• [TASK OBJECTIVE]:
Drop the images; return everything else in the listing below exactly.

Source code of charts
BEGIN
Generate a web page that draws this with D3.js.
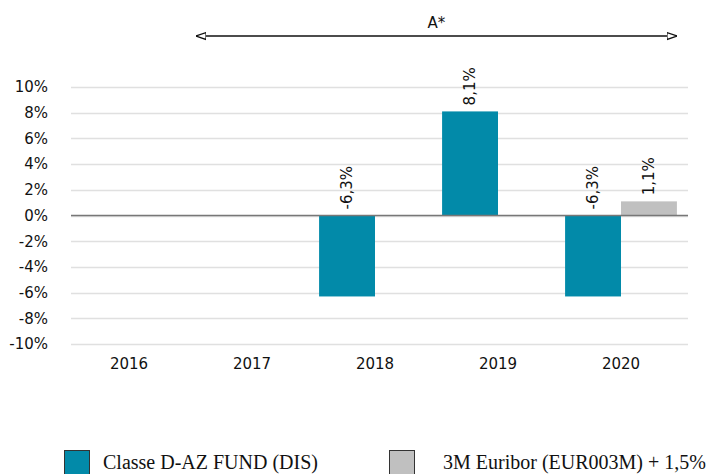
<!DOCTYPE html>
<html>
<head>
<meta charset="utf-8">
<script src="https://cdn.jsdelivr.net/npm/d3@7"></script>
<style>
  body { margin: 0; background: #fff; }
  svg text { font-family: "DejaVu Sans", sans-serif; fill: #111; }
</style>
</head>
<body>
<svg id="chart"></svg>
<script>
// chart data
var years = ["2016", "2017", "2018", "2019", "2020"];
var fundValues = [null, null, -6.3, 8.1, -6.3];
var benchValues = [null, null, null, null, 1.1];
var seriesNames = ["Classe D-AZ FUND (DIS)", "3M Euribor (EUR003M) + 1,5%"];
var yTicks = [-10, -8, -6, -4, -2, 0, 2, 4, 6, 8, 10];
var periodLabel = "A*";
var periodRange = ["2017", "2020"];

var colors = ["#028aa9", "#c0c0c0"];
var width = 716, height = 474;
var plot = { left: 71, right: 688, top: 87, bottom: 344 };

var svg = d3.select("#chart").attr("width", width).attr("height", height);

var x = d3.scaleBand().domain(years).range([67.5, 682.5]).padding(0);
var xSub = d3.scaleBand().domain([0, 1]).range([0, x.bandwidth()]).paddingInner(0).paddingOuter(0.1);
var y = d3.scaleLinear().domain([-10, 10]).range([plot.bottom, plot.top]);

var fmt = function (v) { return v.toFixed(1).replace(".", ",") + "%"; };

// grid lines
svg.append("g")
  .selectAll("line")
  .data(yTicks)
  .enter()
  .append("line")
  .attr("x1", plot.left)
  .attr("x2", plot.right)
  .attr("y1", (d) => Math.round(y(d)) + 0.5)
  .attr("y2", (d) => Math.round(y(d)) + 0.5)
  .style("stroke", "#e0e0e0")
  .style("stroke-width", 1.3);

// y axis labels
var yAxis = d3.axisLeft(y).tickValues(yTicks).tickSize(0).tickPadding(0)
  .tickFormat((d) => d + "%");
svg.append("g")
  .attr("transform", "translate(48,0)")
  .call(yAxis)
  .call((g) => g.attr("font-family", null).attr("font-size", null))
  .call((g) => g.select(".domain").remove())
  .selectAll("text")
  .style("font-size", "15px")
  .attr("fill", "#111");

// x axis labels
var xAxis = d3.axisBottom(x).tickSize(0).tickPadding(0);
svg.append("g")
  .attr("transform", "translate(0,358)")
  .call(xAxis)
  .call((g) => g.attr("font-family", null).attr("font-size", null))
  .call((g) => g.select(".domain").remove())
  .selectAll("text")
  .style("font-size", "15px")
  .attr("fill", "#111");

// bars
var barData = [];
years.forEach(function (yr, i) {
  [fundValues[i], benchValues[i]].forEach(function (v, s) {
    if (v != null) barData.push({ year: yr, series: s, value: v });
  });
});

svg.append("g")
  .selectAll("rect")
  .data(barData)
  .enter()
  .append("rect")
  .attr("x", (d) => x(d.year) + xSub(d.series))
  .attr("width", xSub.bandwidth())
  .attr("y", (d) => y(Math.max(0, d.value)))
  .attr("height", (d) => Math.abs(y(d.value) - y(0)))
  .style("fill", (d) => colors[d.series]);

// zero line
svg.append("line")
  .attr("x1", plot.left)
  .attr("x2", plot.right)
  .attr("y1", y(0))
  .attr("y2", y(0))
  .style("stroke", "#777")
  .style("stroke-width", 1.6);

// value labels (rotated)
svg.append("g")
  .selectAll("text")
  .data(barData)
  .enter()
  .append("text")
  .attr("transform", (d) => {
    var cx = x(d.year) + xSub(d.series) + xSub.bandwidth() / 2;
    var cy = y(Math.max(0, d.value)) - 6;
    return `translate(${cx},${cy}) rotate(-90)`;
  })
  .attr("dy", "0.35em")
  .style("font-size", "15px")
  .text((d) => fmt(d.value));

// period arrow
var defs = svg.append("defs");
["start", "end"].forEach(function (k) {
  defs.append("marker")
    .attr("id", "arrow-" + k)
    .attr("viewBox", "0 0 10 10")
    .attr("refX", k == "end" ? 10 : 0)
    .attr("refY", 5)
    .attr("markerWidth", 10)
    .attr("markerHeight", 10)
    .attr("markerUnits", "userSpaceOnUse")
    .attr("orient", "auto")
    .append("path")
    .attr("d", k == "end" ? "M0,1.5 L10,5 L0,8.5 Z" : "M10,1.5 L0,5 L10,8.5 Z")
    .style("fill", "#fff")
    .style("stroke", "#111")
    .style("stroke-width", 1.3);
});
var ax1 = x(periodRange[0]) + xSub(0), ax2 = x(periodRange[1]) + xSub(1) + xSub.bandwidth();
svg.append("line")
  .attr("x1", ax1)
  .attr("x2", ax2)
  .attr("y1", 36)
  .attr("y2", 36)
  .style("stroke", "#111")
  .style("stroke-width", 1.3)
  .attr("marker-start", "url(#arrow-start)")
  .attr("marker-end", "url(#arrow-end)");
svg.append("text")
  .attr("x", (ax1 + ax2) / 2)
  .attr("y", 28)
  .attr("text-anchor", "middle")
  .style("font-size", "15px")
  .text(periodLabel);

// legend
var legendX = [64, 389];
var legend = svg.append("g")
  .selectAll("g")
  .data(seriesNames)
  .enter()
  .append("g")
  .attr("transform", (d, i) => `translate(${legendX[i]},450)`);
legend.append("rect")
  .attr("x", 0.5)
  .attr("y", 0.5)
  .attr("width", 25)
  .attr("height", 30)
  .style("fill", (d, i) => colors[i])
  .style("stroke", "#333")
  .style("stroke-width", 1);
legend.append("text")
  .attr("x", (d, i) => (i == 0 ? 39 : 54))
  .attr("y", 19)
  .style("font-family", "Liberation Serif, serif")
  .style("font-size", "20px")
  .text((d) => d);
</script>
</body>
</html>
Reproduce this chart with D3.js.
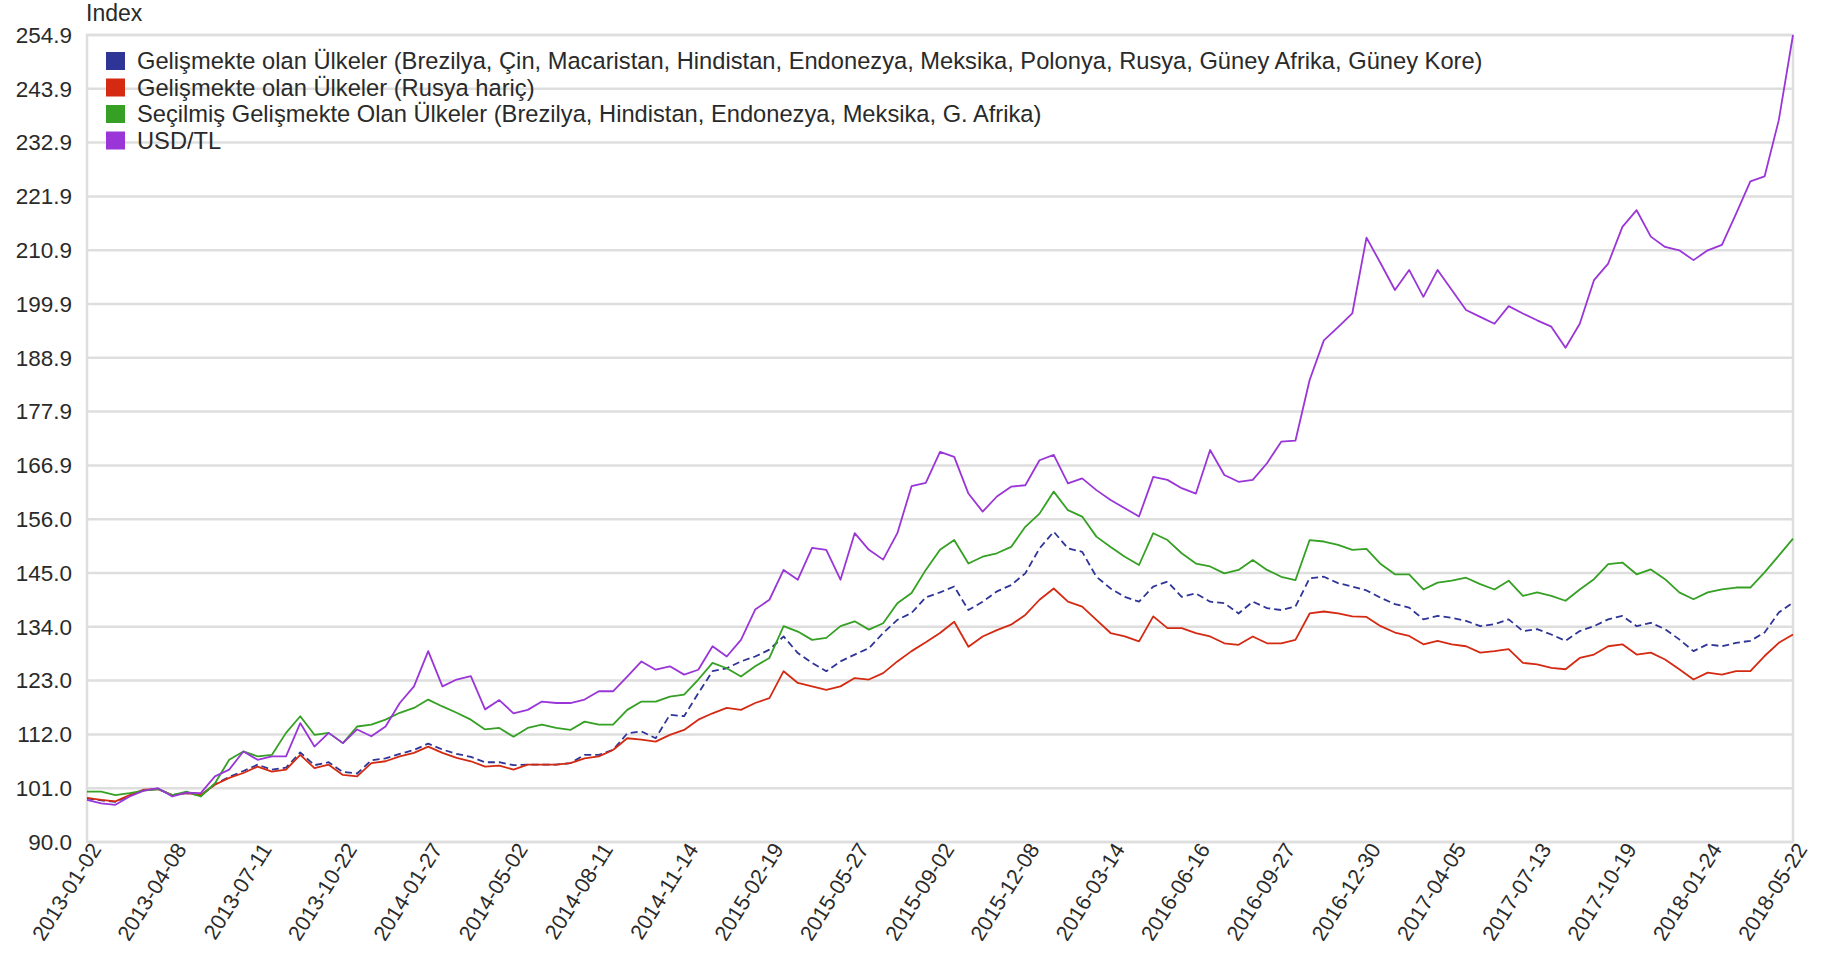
END
• [WRITTEN SOLUTION]:
Generate a web page that draws this with D3.js.
<!DOCTYPE html>
<html>
<head>
<meta charset="utf-8">
<script src="https://cdn.jsdelivr.net/npm/d3@7"></script>
<style>
  body { margin: 0; background: #fff; }
  svg text { font-family: "DejaVu Sans", sans-serif; fill: #111; }
</style>
</head>
<body>
<svg id="chart"></svg>
<script>
// chart data
var years = ["2016", "2017", "2018", "2019", "2020"];
var fundValues = [null, null, -6.3, 8.1, -6.3];
var benchValues = [null, null, null, null, 1.1];
var seriesNames = ["Classe D-AZ FUND (DIS)", "3M Euribor (EUR003M) + 1,5%"];
var yTicks = [-10, -8, -6, -4, -2, 0, 2, 4, 6, 8, 10];
var periodLabel = "A*";
var periodRange = ["2017", "2020"];

var colors = ["#028aa9", "#c0c0c0"];
var width = 716, height = 474;
var plot = { left: 71, right: 688, top: 87, bottom: 344 };

var svg = d3.select("#chart").attr("width", width).attr("height", height);

var x = d3.scaleBand().domain(years).range([67.5, 682.5]).padding(0);
var xSub = d3.scaleBand().domain([0, 1]).range([0, x.bandwidth()]).paddingInner(0).paddingOuter(0.1);
var y = d3.scaleLinear().domain([-10, 10]).range([plot.bottom, plot.top]);

var fmt = function (v) { return v.toFixed(1).replace(".", ",") + "%"; };

// grid lines
svg.append("g")
  .selectAll("line")
  .data(yTicks)
  .enter()
  .append("line")
  .attr("x1", plot.left)
  .attr("x2", plot.right)
  .attr("y1", (d) => Math.round(y(d)) + 0.5)
  .attr("y2", (d) => Math.round(y(d)) + 0.5)
  .style("stroke", "#e0e0e0")
  .style("stroke-width", 1.3);

// y axis labels
var yAxis = d3.axisLeft(y).tickValues(yTicks).tickSize(0).tickPadding(0)
  .tickFormat((d) => d + "%");
svg.append("g")
  .attr("transform", "translate(48,0)")
  .call(yAxis)
  .call((g) => g.attr("font-family", null).attr("font-size", null))
  .call((g) => g.select(".domain").remove())
  .selectAll("text")
  .style("font-size", "15px")
  .attr("fill", "#111");

// x axis labels
var xAxis = d3.axisBottom(x).tickSize(0).tickPadding(0);
svg.append("g")
  .attr("transform", "translate(0,358)")
  .call(xAxis)
  .call((g) => g.attr("font-family", null).attr("font-size", null))
  .call((g) => g.select(".domain").remove())
  .selectAll("text")
  .style("font-size", "15px")
  .attr("fill", "#111");

// bars
var barData = [];
years.forEach(function (yr, i) {
  [fundValues[i], benchValues[i]].forEach(function (v, s) {
    if (v != null) barData.push({ year: yr, series: s, value: v });
  });
});

svg.append("g")
  .selectAll("rect")
  .data(barData)
  .enter()
  .append("rect")
  .attr("x", (d) => x(d.year) + xSub(d.series))
  .attr("width", xSub.bandwidth())
  .attr("y", (d) => y(Math.max(0, d.value)))
  .attr("height", (d) => Math.abs(y(d.value) - y(0)))
  .style("fill", (d) => colors[d.series]);

// zero line
svg.append("line")
  .attr("x1", plot.left)
  .attr("x2", plot.right)
  .attr("y1", y(0))
  .attr("y2", y(0))
  .style("stroke", "#777")
  .style("stroke-width", 1.6);

// value labels (rotated)
svg.append("g")
  .selectAll("text")
  .data(barData)
  .enter()
  .append("text")
  .attr("transform", (d) => {
    var cx = x(d.year) + xSub(d.series) + xSub.bandwidth() / 2;
    var cy = y(Math.max(0, d.value)) - 6;
    return `translate(${cx},${cy}) rotate(-90)`;
  })
  .attr("dy", "0.35em")
  .style("font-size", "15px")
  .text((d) => fmt(d.value));

// period arrow
var defs = svg.append("defs");
["start", "end"].forEach(function (k) {
  defs.append("marker")
    .attr("id", "arrow-" + k)
    .attr("viewBox", "0 0 10 10")
    .attr("refX", k == "end" ? 10 : 0)
    .attr("refY", 5)
    .attr("markerWidth", 10)
    .attr("markerHeight", 10)
    .attr("markerUnits", "userSpaceOnUse")
    .attr("orient", "auto")
    .append("path")
    .attr("d", k == "end" ? "M0,1.5 L10,5 L0,8.5 Z" : "M10,1.5 L0,5 L10,8.5 Z")
    .style("fill", "#fff")
    .style("stroke", "#111")
    .style("stroke-width", 1.3);
});
var ax1 = x(periodRange[0]) + xSub(0), ax2 = x(periodRange[1]) + xSub(1) + xSub.bandwidth();
svg.append("line")
  .attr("x1", ax1)
  .attr("x2", ax2)
  .attr("y1", 36)
  .attr("y2", 36)
  .style("stroke", "#111")
  .style("stroke-width", 1.3)
  .attr("marker-start", "url(#arrow-start)")
  .attr("marker-end", "url(#arrow-end)");
svg.append("text")
  .attr("x", (ax1 + ax2) / 2)
  .attr("y", 28)
  .attr("text-anchor", "middle")
  .style("font-size", "15px")
  .text(periodLabel);

// legend
var legendX = [64, 389];
var legend = svg.append("g")
  .selectAll("g")
  .data(seriesNames)
  .enter()
  .append("g")
  .attr("transform", (d, i) => `translate(${legendX[i]},450)`);
legend.append("rect")
  .attr("x", 0.5)
  .attr("y", 0.5)
  .attr("width", 25)
  .attr("height", 30)
  .style("fill", (d, i) => colors[i])
  .style("stroke", "#333")
  .style("stroke-width", 1);
legend.append("text")
  .attr("x", (d, i) => (i == 0 ? 39 : 54))
  .attr("y", 19)
  .style("font-family", "Liberation Serif, serif")
  .style("font-size", "20px")
  .text((d) => d);
</script>
</body>
</html>
Reproduce this chart with D3.js.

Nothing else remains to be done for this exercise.